4. Kerja Tahun atau Merdang Merdem Suku Karo

ilustrasi pelaksanaan Kerja Tahun oleh pemuda-pemudi (foto pribadi/Johanes Bastanta)
Kerja tahun atau merdang merdem adalah tradisi yang berasal dari Sumatera Utara dan merupakan bagian yang tidak terpisahkan dari suku Karo. Tradisi merupakan sebuah ungkapan syukur atau doa kepada alam dan Sang Pencipta atas keberhasilan panen raya.
Kerja Tahun juga menyatukan muda-mudi pada segmen Gendang Guro-guro Aron, sambil ditonton warga desa.
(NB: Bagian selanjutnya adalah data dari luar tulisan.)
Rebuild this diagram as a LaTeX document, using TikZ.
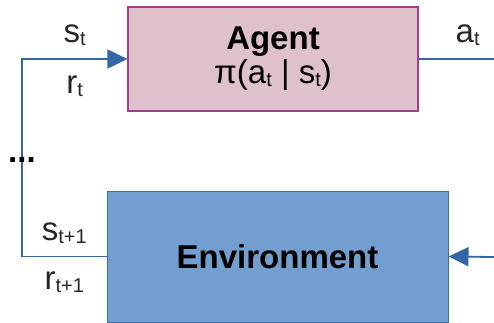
\documentclass[tikz,border=0pt]{standalone}
\usepackage{fontspec}
\setmainfont{Liberation Sans}
\usetikzlibrary{arrows.meta,positioning}
\definecolor{agentpink}{RGB}{223,193,204}
\definecolor{agentborder}{RGB}{163,62,143}
\definecolor{envblue}{RGB}{114,159,207}
\definecolor{envborder}{RGB}{62,108,168}
\definecolor{flowblue}{RGB}{52,101,164}
\newcommand{\lowsub}[1]{\raisebox{-3pt}{\fontsize{20}{20}\selectfont #1}}

\begin{document}
\begin{tikzpicture}[x=1pt,y=-1pt,>={Triangle[length=20pt,width=19pt]}]
\tikzstyle{agentbox}=[draw=agentborder,line width=1.2pt,fill=agentpink,align=center,minimum width=290pt,minimum height=104pt,inner sep=0pt,font=\fontsize{33}{34}\selectfont]
\tikzstyle{envbox}=[draw=envborder,line width=1pt,fill=envblue,align=center,minimum width=341pt,minimum height=131pt,inner sep=0pt,font=\bfseries\fontsize{33}{34}\selectfont]
\tikzstyle{flow}=[flowblue,line width=1.8pt]
\tikzstyle{sig}=[inner sep=0pt,text=black!85,font=\fontsize{33}{34}\selectfont]
\useasboundingbox (0,0) rectangle (494,323);

\node[agentbox] (agent) at (273,59) {\textbf{Agent}\\π(a\lowsub{t} | s\lowsub{t})};
\node[envbox] (env) at (277.5,256.5) {Environment};

\coordinate (feedback) at (22,160);
\coordinate (actout) at (494,59);
\coordinate (actin) at (494,257);

\draw[flow] (env.west) -| node[sig,pos=.25,above=12pt]{s\lowsub{t+1}} node[sig,pos=.25,below=14pt]{r\lowsub{t+1}} (feedback);
\draw[flow,->] (feedback) |- node[sig,pos=.75,above=12pt]{s\lowsub{t}} node[sig,pos=.75,below=16pt]{r\lowsub{t}} (agent.west);
\draw[flow] (agent.east) -- node[sig,pos=.65,above=12pt]{a\lowsub{t}} (actout);
\draw[flow,->] (actin) -- (env.east);

% gap in the loop
\node[font=\bfseries\fontsize{33}{34}\selectfont,inner sep=0pt] (dots) at (feedback) {...};
\end{tikzpicture}
\end{document}
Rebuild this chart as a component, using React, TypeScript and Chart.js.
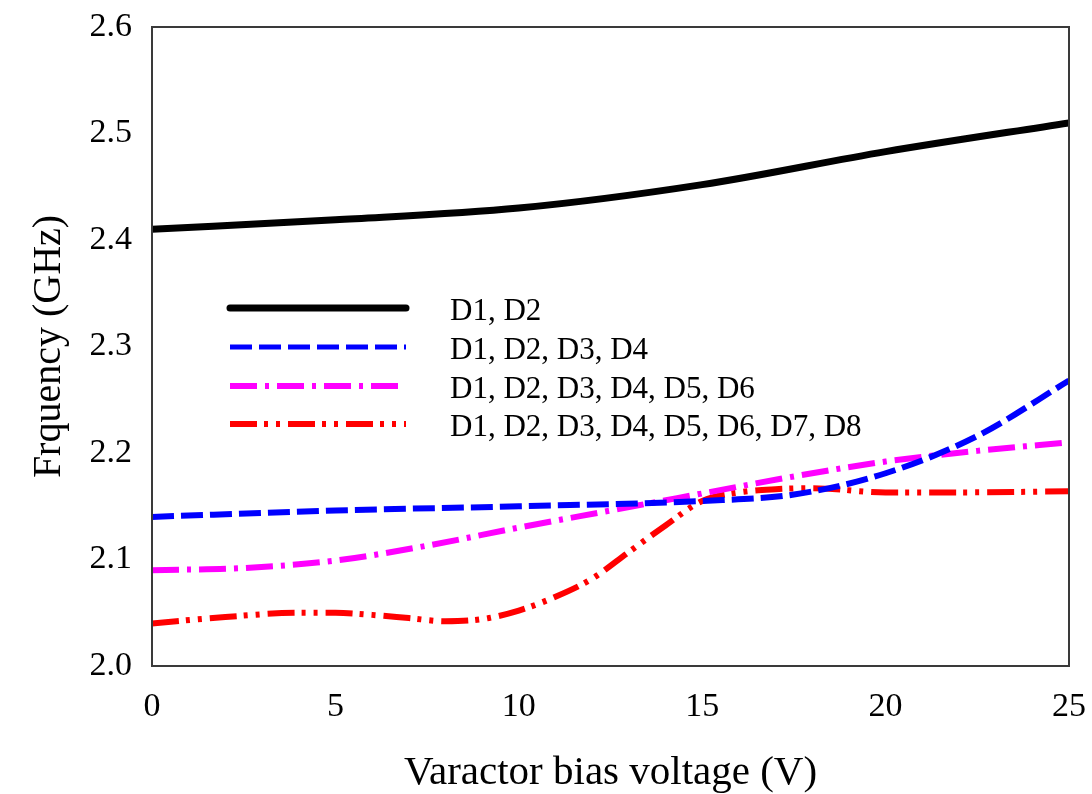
import React, { useEffect, useRef } from "react";
import { Chart, registerables } from "chart.js";

Chart.register(...registerables);

const seriesLabels = [
  "D1, D2",
  "D1, D2, D3, D4",
  "D1, D2, D3, D4, D5, D6",
  "D1, D2, D3, D4, D5, D6, D7, D8",
];

const xBlack = [0, 5, 10, 15, 20, 25];
const yBlack = [2.41, 2.419, 2.43, 2.452, 2.483, 2.51];

const xBlue = [0, 5, 10, 15, 17.5, 20, 22.5, 25];
const yBlue = [2.14, 2.146, 2.15, 2.155, 2.161, 2.181, 2.216, 2.268];

const xMagenta = [0, 2.5, 5, 7.5, 10, 12.5, 15, 17.5, 20, 22.5, 25];
const yMagenta = [2.09, 2.092, 2.099, 2.113, 2.13, 2.146, 2.162, 2.178, 2.192, 2.202, 2.21];

const xRed = [0, 2, 4, 5, 6, 7, 8, 9, 10, 11, 12, 13, 14, 15, 16, 17, 18, 20, 22, 25];
const yRed = [2.04, 2.046, 2.05, 2.05, 2.048, 2.045, 2.042, 2.044, 2.052, 2.065, 2.082, 2.107, 2.132, 2.155, 2.163, 2.166, 2.167, 2.163, 2.163, 2.164];

const xTicks = [0, 5, 10, 15, 20, 25];
const yTicks = [2.0, 2.1, 2.2, 2.3, 2.4, 2.5, 2.6];

const FONT = "'Liberation Serif', 'Times New Roman', serif";

function pts(xs: number[], ys: number[]) {
  return xs.map((x, i) => ({ x, y: ys[i] }));
}

const framePlugin = {
  id: "frame",
  afterDatasetsDraw(chart: any) {
    const { ctx, chartArea } = chart;
    ctx.save();
    ctx.strokeStyle = "#3a3a3a";
    ctx.lineWidth = 2;
    ctx.strokeRect(chartArea.left, chartArea.top, chartArea.right - chartArea.left, chartArea.bottom - chartArea.top);
    ctx.restore();
  },
};

const legendPlugin = {
  id: "customLegend",
  afterDraw(chart: any) {
    const { ctx } = chart;
    const rows = [308, 347, 386, 424];
    const widths = [7, 5, 6, 6];
    ctx.save();
    chart.data.datasets.forEach((ds: any, i: number) => {
      const y = rows[i];
      ctx.beginPath();
      ctx.strokeStyle = ds.borderColor;
      ctx.lineWidth = widths[i];
      ctx.lineCap = i === 0 ? "round" : "butt";
      ctx.setLineDash(ds.borderDash || []);
      ctx.moveTo(230, y);
      ctx.lineTo(406, y);
      ctx.stroke();
      ctx.setLineDash([]);
      ctx.fillStyle = "#000";
      ctx.font = `31px ${FONT}`;
      ctx.textBaseline = "alphabetic";
      ctx.textAlign = "left";
      ctx.fillText(ds.label, 450, y + 12);
    });
    ctx.restore();
  },
};

export default function App() {
  const ref = useRef<HTMLCanvasElement>(null);

  useEffect(() => {
    if (!ref.current) return;
    const common = {
      fill: false,
      pointRadius: 0,
      cubicInterpolationMode: "monotone" as const,
    };
    const chart = new Chart(ref.current, {
      type: "line",
      data: {
        datasets: [
          { ...common, label: seriesLabels[0], data: pts(xBlack, yBlack), borderColor: "#000000", borderWidth: 7, borderDash: [] },
          { ...common, label: seriesLabels[1], data: pts(xBlue, yBlue), borderColor: "#0000ff", borderWidth: 6, borderDash: [22, 7] },
          { ...common, label: seriesLabels[2], data: pts(xMagenta, yMagenta), borderColor: "#ff00ff", borderWidth: 6, borderDash: [27, 8, 4, 8] },
          { ...common, label: seriesLabels[3], data: pts(xRed, yRed), borderColor: "#ff0000", borderWidth: 6, borderDash: [27, 7, 4, 8, 4, 8] },
        ],
      },
      options: {
        animation: false,
        responsive: false,
        maintainAspectRatio: false,
        layout: { padding: { top: 27, right: 23, left: 0, bottom: 0 } },
        plugins: { legend: { display: false }, tooltip: { enabled: false } },
        scales: {
          x: {
            type: "linear",
            min: 0,
            max: 25,
            afterFit: (s: any) => { s.height = 128; s.paddingLeft = 0; s.paddingRight = 0; },
            afterBuildTicks: (s: any) => { s.ticks = xTicks.map((v) => ({ value: v })); },
            grid: { display: false, drawTicks: false },
            border: { display: false },
            ticks: {
              padding: 21,
              color: "#000",
              font: { family: FONT, size: 34 },
              callback: (v: any) => String(v),
            },
            title: {
              display: true,
              text: "Varactor bias voltage (V)",
              color: "#000",
              font: { family: FONT, size: 41, lineHeight: 1 },
              padding: { top: 0, bottom: 0 },
            },
          },
          y: {
            type: "linear",
            min: 2.0,
            max: 2.6,
            afterFit: (s: any) => { s.width = 152; s.paddingTop = 0; s.paddingBottom = 0; },
            afterBuildTicks: (s: any) => { s.ticks = yTicks.map((v) => ({ value: v })); },
            grid: { display: false, drawTicks: false },
            border: { display: false },
            ticks: {
              padding: 20,
              color: "#000",
              font: { family: FONT, size: 34 },
              callback: (v: any) => Number(v).toFixed(1),
            },
            title: {
              display: true,
              text: "Frquency (GHz)",
              color: "#000",
              font: { family: FONT, size: 40, lineHeight: 1 },
              padding: { top: 29, bottom: 0 },
            },
          },
        },
      },
      plugins: [framePlugin, legendPlugin],
    });
    return () => chart.destroy();
  }, []);

  return (
    <div style={{ position: "fixed", left: 0, top: 0, width: 1092, height: 794, background: "#fff" }}>
      <canvas ref={ref} width={1092} height={794} style={{ width: 1092, height: 794, display: "block" }} />
    </div>
  );
}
Pesta ini biasa diselenggarakan di jambur atau balai desa. Saat ini, kerja tahun tidak hanya dilakukan di Kabupaten Karo. Akan tetapi hampir di seluruh wilayah Indonesia yang terdapat masyarakat suku Karo di dalamnya.
Tidak hanya itu, kerja tahun bahkan sudah dijadikan ajang bagi pemuda-pemudi mengenal budaya, saling berkenalan serta menjaga silaturahmi antar saudara yang sudah lama merantau.
Tradisi kerja tahun biasanya terdiri atas 3 tahapan, yaitu: Merdang Merdem atau penanaman padi atau bahan pertanian lainnya, Nimpa Bunga Benih atau panen raya, serta Mburo Ate Tedeh yang dilakukan saat libur semester anak sekolah, sehingga mereka bisa pulang kampung.
Di tengah tantangan akan sulitnya mewujudkan harmoni sosial dan lingkungan, ternyata terdapat tradisi dan budaya lokal yang sudah sejak dulu mewujudkan toleransi sosial dan pelestarian alam di Indonesia.
Bahkan di antara budaya ini, ada yg sudah diakui oleh unesco dan menjadi bukti bahwa budaya Indonesia sudah mendunia.
Oleh sebab itu, tradisi-tradisi ini tidak boleh ditingggalkan dan harus tetap dijaga agar tetap eksis. Yuk, Kawan GNFI bersama kita jaga dan ikut ambil bagian di dalamnya!